● **Exercise objective**
Return the listing below verbatim. Pictures do not belong in the copy.
-------------------------
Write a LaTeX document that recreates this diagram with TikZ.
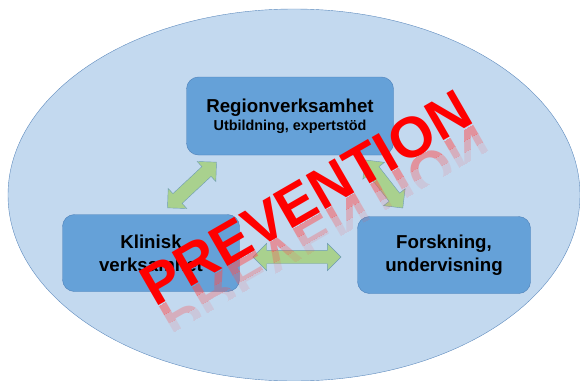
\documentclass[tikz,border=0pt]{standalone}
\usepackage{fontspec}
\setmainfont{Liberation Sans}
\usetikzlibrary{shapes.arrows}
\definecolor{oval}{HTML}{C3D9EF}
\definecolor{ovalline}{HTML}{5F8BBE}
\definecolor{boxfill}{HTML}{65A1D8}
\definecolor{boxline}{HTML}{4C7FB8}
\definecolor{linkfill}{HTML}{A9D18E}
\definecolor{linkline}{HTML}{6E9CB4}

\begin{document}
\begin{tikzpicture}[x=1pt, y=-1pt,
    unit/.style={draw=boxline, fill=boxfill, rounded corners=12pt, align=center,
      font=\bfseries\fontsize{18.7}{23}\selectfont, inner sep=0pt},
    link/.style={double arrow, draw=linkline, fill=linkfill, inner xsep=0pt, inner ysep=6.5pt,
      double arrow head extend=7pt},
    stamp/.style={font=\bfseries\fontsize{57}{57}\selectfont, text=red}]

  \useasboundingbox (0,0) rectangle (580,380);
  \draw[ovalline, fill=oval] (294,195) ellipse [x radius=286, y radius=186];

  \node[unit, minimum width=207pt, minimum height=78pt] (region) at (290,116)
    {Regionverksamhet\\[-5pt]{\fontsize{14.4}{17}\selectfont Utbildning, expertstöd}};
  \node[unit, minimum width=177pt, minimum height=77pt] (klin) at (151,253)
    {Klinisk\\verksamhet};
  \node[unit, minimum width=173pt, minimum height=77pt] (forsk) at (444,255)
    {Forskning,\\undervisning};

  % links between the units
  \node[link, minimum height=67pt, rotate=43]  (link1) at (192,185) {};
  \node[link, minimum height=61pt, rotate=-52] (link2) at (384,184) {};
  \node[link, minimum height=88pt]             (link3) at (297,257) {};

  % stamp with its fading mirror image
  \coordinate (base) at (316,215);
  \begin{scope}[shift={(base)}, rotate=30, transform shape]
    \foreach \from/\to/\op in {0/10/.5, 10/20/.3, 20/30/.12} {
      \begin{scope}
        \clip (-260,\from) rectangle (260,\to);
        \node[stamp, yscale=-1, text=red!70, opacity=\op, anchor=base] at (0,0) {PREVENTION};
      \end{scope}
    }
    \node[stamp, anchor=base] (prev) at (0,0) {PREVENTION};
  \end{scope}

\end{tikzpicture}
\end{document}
-------------------------
● **Solution below**
Write a LaTeX document that recreates this diagram with TikZ.
\documentclass[tikz,border=0pt]{standalone}
\usepackage{fontspec}
\setmainfont{Liberation Sans}
\usetikzlibrary{shapes.arrows}
\definecolor{oval}{HTML}{C3D9EF}
\definecolor{ovalline}{HTML}{5F8BBE}
\definecolor{boxfill}{HTML}{65A1D8}
\definecolor{boxline}{HTML}{4C7FB8}
\definecolor{linkfill}{HTML}{A9D18E}
\definecolor{linkline}{HTML}{6E9CB4}

\begin{document}
\begin{tikzpicture}[x=1pt, y=-1pt,
    unit/.style={draw=boxline, fill=boxfill, rounded corners=12pt, align=center,
      font=\bfseries\fontsize{18.7}{23}\selectfont, inner sep=0pt},
    link/.style={double arrow, draw=linkline, fill=linkfill, inner xsep=0pt, inner ysep=6.5pt,
      double arrow head extend=7pt},
    stamp/.style={font=\bfseries\fontsize{57}{57}\selectfont, text=red}]

  \useasboundingbox (0,0) rectangle (580,380);
  \draw[ovalline, fill=oval] (294,195) ellipse [x radius=286, y radius=186];

  \node[unit, minimum width=207pt, minimum height=78pt] (region) at (290,116)
    {Regionverksamhet\\[-5pt]{\fontsize{14.4}{17}\selectfont Utbildning, expertstöd}};
  \node[unit, minimum width=177pt, minimum height=77pt] (klin) at (151,253)
    {Klinisk\\verksamhet};
  \node[unit, minimum width=173pt, minimum height=77pt] (forsk) at (444,255)
    {Forskning,\\undervisning};

  % links between the units
  \node[link, minimum height=67pt, rotate=43]  (link1) at (192,185) {};
  \node[link, minimum height=61pt, rotate=-52] (link2) at (384,184) {};
  \node[link, minimum height=88pt]             (link3) at (297,257) {};

  % stamp with its fading mirror image
  \coordinate (base) at (316,215);
  \begin{scope}[shift={(base)}, rotate=30, transform shape]
    \foreach \from/\to/\op in {0/10/.5, 10/20/.3, 20/30/.12} {
      \begin{scope}
        \clip (-260,\from) rectangle (260,\to);
        \node[stamp, yscale=-1, text=red!70, opacity=\op, anchor=base] at (0,0) {PREVENTION};
      \end{scope}
    }
    \node[stamp, anchor=base] (prev) at (0,0) {PREVENTION};
  \end{scope}

\end{tikzpicture}
\end{document}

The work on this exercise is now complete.